The book, then, covers a great deal of territory. In such a lengthy manuscript it is, perhaps, inevitable that errors creep in, errors that need correcting in any future edition. Hence, on page xvi the IWW is listed as the “International Workers World” rather than the Industrial Workers of the World; on page 9 the author states that Pennsylvania adopted a uni-cameral legislature after the Declaration of Independence was signed, but in the very next sentence implies that it adopted a bi-cameral legislature; on page 97 Eugene Debs is listed as Eugene Deb; on page 162 the author states that Samuel Gompers was passed over by FDR as Secretary of Labor, which is perhaps not surprising given that he had died in 1924; on page 296 the Supreme Court’s NLRB v. Mackay Radio and Telegraph Company ruling that hiring replacement workers (“scabs”) is legal is listed as having been decided in 1983 (it was actually 1938); and on page 373 some of the references are listed out of order. There are also several typos/missing words in various parts of the text. However, one of the more frustrating things is that the text’s copyediting is wanting with regard to the use of commas, which seem to be inserted somewhat pseudo-randomly in many places.

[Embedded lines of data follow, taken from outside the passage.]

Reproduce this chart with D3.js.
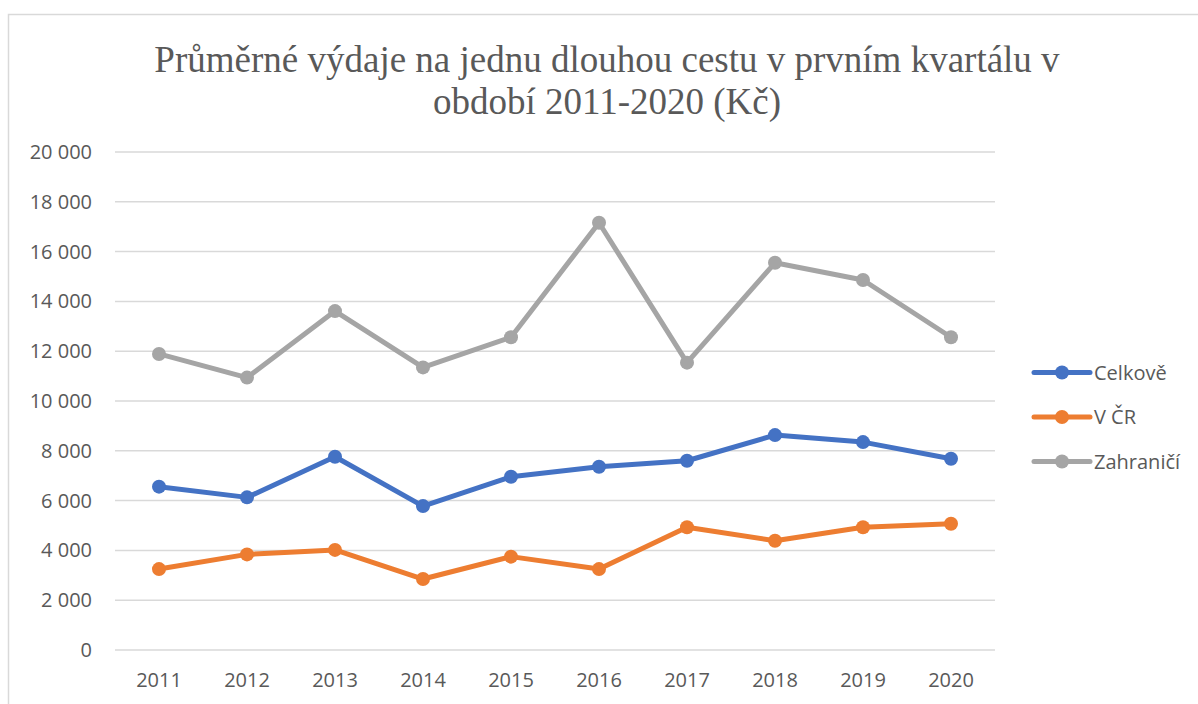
<!DOCTYPE html>
<html>
<head>
<meta charset="utf-8">
<script src="https://cdn.jsdelivr.net/npm/d3@7.9.0/dist/d3.min.js"></script>
<style>
  html, body { margin: 0; padding: 0; background: #fff; }
  svg { display: block; }
</style>
</head>
<body>
<svg id="chart" width="1198" height="704"></svg>
<script>
const years = ['2011', '2012', '2013', '2014', '2015', '2016', '2017', '2018', '2019', '2020'];
const celkove = [6560, 6130, 7760, 5780, 6960, 7360, 7600, 8630, 8350, 7680];
const vCR = [3250, 3840, 4020, 2850, 3750, 3250, 4930, 4390, 4930, 5070];
const zahranici = [11890, 10940, 13610, 11350, 12560, 17160, 11540, 15550, 14860, 12560];
const yTicks = [0, 2000, 4000, 6000, 8000, 10000, 12000, 14000, 16000, 18000, 20000];

const series = [
  { name: 'Celkově', values: celkove, color: '#4472C4' },
  { name: 'V ČR', values: vCR, color: '#ED7D31' },
  { name: 'Zahraničí', values: zahranici, color: '#A5A5A5' }
];

const svg = d3.select('#chart');
const textColor = '#595959';
const sans = '"Open Sans", sans-serif';

// chart frame
svg.append('rect')
  .attr('x', 8.5).attr('y', 14.5)
  .attr('width', 1198).attr('height', 700)
  .attr('fill', '#fff')
  .attr('stroke', '#D9D9D9').attr('stroke-width', 1.5);

// title
const title = svg.append('text')
  .attr('text-anchor', 'middle')
  .attr('font-family', '"Liberation Serif", "Times New Roman", serif')
  .attr('font-size', 37)
  .attr('fill', textColor);
title.append('tspan').attr('x', 607).attr('y', 72)
  .text('Průměrné výdaje na jednu dlouhou cestu v prvním kvartálu v');
title.append('tspan').attr('x', 607).attr('y', 114)
  .text('období 2011-2020 (Kč)');

const x = d3.scaleBand().domain(years).range([115, 995]);
const y = d3.scaleLinear().domain([0, 20000]).range([650, 152]);

const fmt = v => d3.format(',')(v).replace(/,/g, ' ');

// gridlines
svg.append('g')
  .selectAll('line')
  .data(yTicks)
  .join('line')
  .attr('x1', 115).attr('x2', 995)
  .attr('y1', d => y(d)).attr('y2', d => y(d))
  .attr('stroke', '#D9D9D9').attr('stroke-width', 1.5);

// y axis labels
const yAxis = svg.append('g')
  .attr('transform', 'translate(115,0)')
  .call(d3.axisLeft(y).tickValues(yTicks).tickFormat(fmt).tickSize(0).tickPadding(23));
yAxis.select('.domain').remove();
yAxis.selectAll('text')
  .attr('font-family', sans).attr('font-size', 20).attr('fill', textColor);

// x axis labels
const xAxis = svg.append('g')
  .attr('transform', 'translate(0,650)')
  .call(d3.axisBottom(x).tickSize(0).tickPadding(23));
xAxis.select('.domain').remove();
xAxis.selectAll('text')
  .attr('font-family', sans).attr('font-size', 20).attr('fill', textColor);

const cx = d => x(d) + x.bandwidth() / 2;
const line = d3.line().x(d => cx(d.year)).y(d => y(d.value));

series.forEach(s => {
  const pts = years.map((yr, i) => ({ year: yr, value: s.values[i] }));
  const g = svg.append('g');
  g.append('path')
    .attr('d', line(pts))
    .attr('fill', 'none')
    .attr('stroke', s.color)
    .attr('stroke-width', 5)
    .attr('stroke-linejoin', 'round');
  g.selectAll('circle')
    .data(pts)
    .join('circle')
    .attr('cx', d => cx(d.year))
    .attr('cy', d => y(d.value))
    .attr('r', 7)
    .attr('fill', s.color);
});

// legend
const legend = svg.append('g')
  .selectAll('g')
  .data(series)
  .join('g')
  .attr('transform', (d, i) => `translate(1034,${372.5 + i * 44.5})`);
legend.append('line')
  .attr('x1', 0).attr('x2', 56)
  .attr('stroke', d => d.color).attr('stroke-width', 5)
  .attr('stroke-linecap', 'round');
legend.append('circle')
  .attr('cx', 28).attr('r', 7)
  .attr('fill', d => d.color);
legend.append('text')
  .attr('x', 60).attr('dy', '0.35em')
  .attr('font-family', sans).attr('font-size', 20)
  .attr('fill', textColor)
  .text(d => d.name);
</script>
</body>
</html>
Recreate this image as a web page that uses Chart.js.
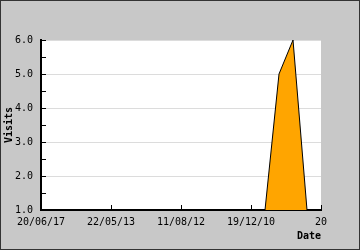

Overall, I found this book a little frustrating. On the one hand, there is lots of really juicy stuff in here. But, on the other hand, there are parts that felt repetitive and the mass of information was sometimes a little overwhelming—personally, I would have preferred some pointers along the way as to which were the really important parts of the narrative that moved the story forward and which were merely filling in the detail. I would imagine that the book would be a little intimidating for undergraduates and would be more suited to use in graduate seminars, as it is not a breezy read.